When we have people over and have chips or other things that would be a trigger to me, if I can't get people to take them home I throw them out immediately. If my husband wants something of that nature I tell him to take it to work with him, and if he doesn't, it gets tossed.
It doesn't make any difference that in that afternoon I probably threw away $10 worth of ice cream. It doesn't matter that I'm throwing away expensive chips--unopened bags.
No amount of money is worth triggering my appetite.
The other thing is, when I slip, which happens, I get right back on board. I don't beat myself up over it. I just look in the mirror, enjoy what I see, and move on.
I pray and STAY on these boards. I am ONE choice away from going back. My 25lb regain SHOWS me that I am one meal away. Everyday I smell food and salivate, I know. Everytime I want to cry because I want a certain food, I know. It's hard but I want to be healthy more then I want the food 99% of the time.
Ms Shell
goal!!! August 20, 2013 age: 59 High weight: 345 (June, 2011) Consult weight: 293 (June, 2012) Pre-Op: 253 (Nov., 2012) Surgery weight: 235 (Dec. 12, 2012) Current weight: 145
TOTAL POUNDS LOST- 200 (110 pounds lost before surgery, 90 pounds lost Post Op.diabetes in remission-blood pressure normal-cholesterol and triglyceride levels normal! BMI from 55.6 supermorbidly obese to 23.6 normal!!!!
I'm right there with you Ms. Shell, I mourn food that I shouldn't eat. I'm at the beginning of this journey, so I sincerely hope these new choices will become second nature.

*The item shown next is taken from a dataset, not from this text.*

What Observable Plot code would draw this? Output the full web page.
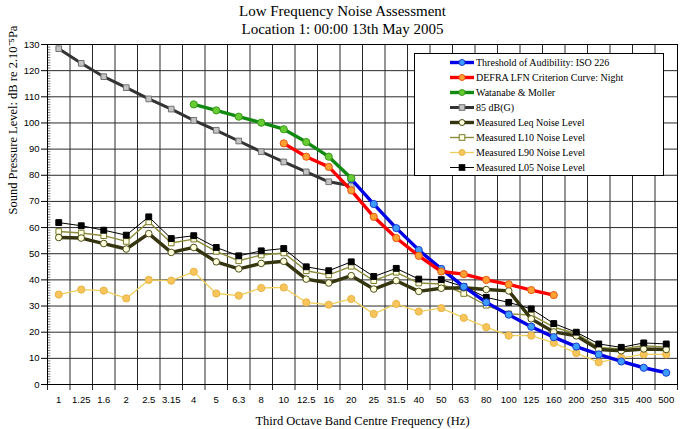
<!DOCTYPE html>
<html>
<head>
<meta charset="utf-8">
<script src="https://cdn.jsdelivr.net/npm/d3@7"></script>
<script src="https://cdn.jsdelivr.net/npm/@observablehq/plot@0.6"></script>
<style>
  body { margin: 0; background: #fff; }
  #wrap { position: relative; width: 685px; height: 429px; overflow: hidden; }
  #title { width: 685px; height: 40px; box-sizing: border-box; padding-top: 2px; text-align: center;
           font-family: "Liberation Serif", serif; font-size: 15px; line-height: 18px; color: #000; }
  #legend { position: absolute; left: 414px; top: 53px; width: 250px; height: 123px; box-sizing: border-box;
            border: 1px solid #000; background: #fff; padding-top: 1px;
            font-family: "Liberation Serif", serif; font-size: 10px; color: #000; }
  .row { height: 15px; display: flex; align-items: center; padding-left: 34px; white-space: nowrap; }
  .row svg { flex: none; margin-right: 1px; }
</style>
</head>
<body>
<div id="wrap">
  <div id="title">Low Frequency Noise Assessment<br>Location 1: 00:00 13th May 2005</div>
  <div id="chart"></div>
  <div id="legend"></div>
</div>
<script>
// ---- Data ----
const freqs = ["1","1.25","1.6","2","2.5","3.15","4","5","6.3","8","10","12.5","16","20","25","31.5","40","50","63","80","100","125","160","200","250","315","400","500"];

// Threshold of Audibility: ISO 226 (20 Hz .. 500 Hz)
const isoStart = 13;
const isoValues = [78.5, 69.0, 59.8, 51.4, 44.2, 37.4, 31.4, 26.7, 22.1, 18.1, 14.5, 11.5, 8.8, 6.4, 4.5];

// DEFRA LFN Criterion Curve: Night (10 Hz .. 160 Hz)
const defraStart = 10;
const defraValues = [92.2, 87.1, 83.2, 74.2, 64.1, 56.0, 49.2, 43.2, 42.2, 40.0, 38.3, 36.1, 34.2];

// Watanabe & Moller (4 Hz .. 20 Hz)
const watanabeStart = 6;
const watanabeValues = [107.1, 104.8, 102.4, 100.1, 97.6, 92.7, 87.1, 78.9];

// 85 dB(G) (1 Hz .. 20 Hz)
const g85Start = 0;
const g85Values = [128.4, 122.8, 117.7, 113.5, 109.2, 105.3, 101.0, 97.2, 93.1, 89.0, 85.1, 81.3, 77.5, 76.0];

// Measured levels (1 Hz .. 500 Hz)
const leqValues = [56.2, 56.0, 53.9, 51.8, 57.7, 50.5, 52.4, 46.9, 44.2, 46.3, 47.1, 40.3, 38.8, 41.6, 36.5, 39.7, 35.6, 36.8, 37.0, 36.3, 35.8, 25.1, 20.1, 18.6, 13.4, 12.9, 13.6, 13.4];
const l10Values = [58.5, 57.9, 56.9, 54.7, 62.2, 54.1, 55.6, 50.9, 47.3, 49.5, 50.3, 43.5, 41.9, 45.2, 39.7, 42.9, 38.8, 38.4, 34.8, 30.3, 27.0, 26.6, 21.9, 19.5, 14.2, 13.6, 14.8, 14.3];
const l90Values = [34.4, 36.3, 35.9, 32.9, 40.0, 39.7, 43.1, 34.8, 34.0, 36.9, 37.1, 31.4, 30.5, 32.7, 27.0, 30.8, 27.9, 29.2, 25.5, 21.9, 18.7, 18.7, 15.9, 12.0, 8.5, 10.2, 11.5, 11.5];
const l05Values = [61.9, 60.7, 59.0, 57.1, 64.1, 55.8, 56.9, 52.4, 49.2, 51.1, 52.0, 45.0, 43.5, 46.9, 41.3, 44.4, 40.3, 40.1, 37.4, 33.3, 31.4, 28.9, 23.3, 20.0, 15.5, 14.2, 15.9, 15.5];

const yTicks = [0, 10, 20, 30, 40, 50, 60, 70, 80, 90, 100, 110, 120, 130];
const xTitle = "Third Octave Band Centre Frequency (Hz)";
const yTitle = "Sound Pressure Level: dB re 2.10\u207B\u2075Pa";

// ---- Build ----
const rows = (start, vals) => vals.map((v, k) => ({i: start + k, v}));

const series = [
  {name: "Measured L90 Noise Level", data: rows(0, l90Values), line: "#f0cf5a", w: 1.3, fill: "#f7c55a", stroke: "#e8b445", symbol: "circle", r: 3.6},
  {name: "Measured L10 Noise Level", data: rows(0, l10Values), line: "#8c8c3a", w: 1.4, fill: "#ffffe6", stroke: "#7a7a2a", symbol: "square", r: 3.2},
  {name: "Measured Leq Noise Level", data: rows(0, leqValues), line: "#35350f", w: 3.4, fill: "#ffffdc", stroke: "#4a4a18", symbol: "circle", r: 3.3},
  {name: "Measured L05 Noise Level", data: rows(0, l05Values), line: "#000000", w: 1, fill: "#000000", stroke: "#000000", symbol: "square", r: 3.3},
  {name: "85 dB(G)", data: rows(g85Start, g85Values), line: "#333333", w: 3, fill: "#c4c4c4", stroke: "#707070", symbol: "square", r: 3.2},
  {name: "Threshold of Audibility: ISO 226", data: rows(isoStart, isoValues), line: "#0000e6", w: 3.4, fill: "#3d9cff", stroke: "#1a3fd0", symbol: "circle", r: 3.6},
  {name: "DEFRA LFN Criterion Curve: Night", data: rows(defraStart, defraValues), line: "#ff0000", w: 3.4, fill: "#ffa033", stroke: "#e85a10", symbol: "circle", r: 3.6},
  {name: "Watanabe & Moller", data: rows(watanabeStart, watanabeValues), line: "#118a11", w: 3.4, fill: "#66cc33", stroke: "#3a9a1a", symbol: "circle", r: 3.6}
];

const idx = d3.range(freqs.length);
const bounds = d3.range(freqs.length + 1).map(k => k - 0.5);
const minor = d3.range(0, 131, 1);

const marks = [
  Plot.ruleY(yTicks, {stroke: "#2a2a2a", strokeWidth: 1}),
  Plot.ruleX(bounds, {stroke: "#2a2a2a", strokeWidth: 1, insetBottom: -6}),
  Plot.ruleY(minor, {x1: bounds[0], x2: bounds[0] + 0.15, stroke: "#444", strokeWidth: 0.7}),
];
for (const s of series) {
  marks.push(Plot.line(s.data, {x: "i", y: "v", stroke: s.line, strokeWidth: s.w, strokeLinejoin: "round"}));
  marks.push(Plot.dot(s.data, {x: "i", y: "v", r: s.r, symbol: s.symbol, fill: s.fill, stroke: s.stroke, strokeWidth: 1}));
}
marks.push(Plot.frame({stroke: "#000", strokeWidth: 1}));
marks.push(Plot.text([yTitle], {frameAnchor: "left", dx: -35, rotate: -90, fontFamily: "Liberation Serif", fontSize: 12.5, fill: "#000"}));
marks.push(Plot.text([xTitle], {frameAnchor: "bottom", dy: 40, fontFamily: "Liberation Serif", fontSize: 12.5, fill: "#000"}));

const chart = Plot.plot({
  width: 685,
  height: 389,
  marginTop: 4,
  marginBottom: 45,
  marginLeft: 47,
  marginRight: 8,
  style: {fontFamily: "Liberation Sans", fontSize: "9.5px", background: "white", color: "#000", overflow: "visible"},
  x: {type: "linear", domain: [bounds[0], bounds[bounds.length - 1]], ticks: idx, tickFormat: i => freqs[i], tickSize: 0, tickPadding: 12, label: null},
  y: {domain: [0, 130], ticks: yTicks, tickSize: 6, tickPadding: 2, label: null},
  marks
});
document.getElementById("chart").appendChild(chart);

// ---- Legend (HTML overlay, in the chart's legend order) ----
const legendOrder = [
  "Threshold of Audibility: ISO 226",
  "DEFRA LFN Criterion Curve: Night",
  "Watanabe & Moller",
  "85 dB(G)",
  "Measured Leq Noise Level",
  "Measured L10 Noise Level",
  "Measured L90 Noise Level",
  "Measured L05 Noise Level"
];
const legend = document.getElementById("legend");
const NS = "http://www.w3.org/2000/svg";
for (const name of legendOrder) {
  const s = series.find(d => d.name === name);
  const row = document.createElement("div");
  row.className = "row";
  const svg = document.createElementNS(NS, "svg");
  svg.setAttribute("width", 26); svg.setAttribute("height", 15);
  const ln = document.createElementNS(NS, "line");
  ln.setAttribute("x1", 1); ln.setAttribute("x2", 25); ln.setAttribute("y1", 7.5); ln.setAttribute("y2", 7.5);
  ln.setAttribute("stroke", s.line); ln.setAttribute("stroke-width", s.w);
  svg.appendChild(ln);
  let mk;
  if (s.symbol === "square") {
    mk = document.createElementNS(NS, "rect");
    mk.setAttribute("x", 13 - 2.8); mk.setAttribute("y", 7.5 - 2.8); mk.setAttribute("width", 5.6); mk.setAttribute("height", 5.6);
  } else {
    mk = document.createElementNS(NS, "circle");
    mk.setAttribute("cx", 13); mk.setAttribute("cy", 7.5); mk.setAttribute("r", 3);
  }
  mk.setAttribute("fill", s.fill); mk.setAttribute("stroke", s.stroke); mk.setAttribute("stroke-width", 1);
  svg.appendChild(mk);
  row.appendChild(svg);
  const t = document.createElement("span");
  t.textContent = name;
  row.appendChild(t);
  legend.appendChild(row);
}
</script>
</body>
</html>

Keep fighting the good fight!!
I have been mourning food loss in a very strange way. I have had two dreams in my third month post op about a food that was very important to me in my childhood. It is hard to get in the region of the country where I live. In one dream, I had to travel all over town to find it, and once I found it and sunk my teeth into it, I realized it was made out of plastic and tasted terrible. I ate it anyway, complaining bitterly the whole time.
2 weeks later I dreamed about the same food. This time it was readily available. I reached for it, bit into it, and discovered it was made from the wrong ingredients and tasted terrible and had the texture of a cross between a biscuit and a cellulose sponge. I was crushed and dismayed. And then I woke up.
People, I have never dreamed about food before in my life. I will be fifty in a couple months! I have used food to numb myself for decades. I had surgery and lost my anesthesia, along with 45 lbs. so far
My counselor says this is grief and I need to process the loss of my comfort substance. I am so not excited about that. But grief is patient. It just waits. It takes all the time it needs whether I am willing to give it or not.
So, guess I am going to be feeling some pain instead of anesthetizing it with food. DAMMIT!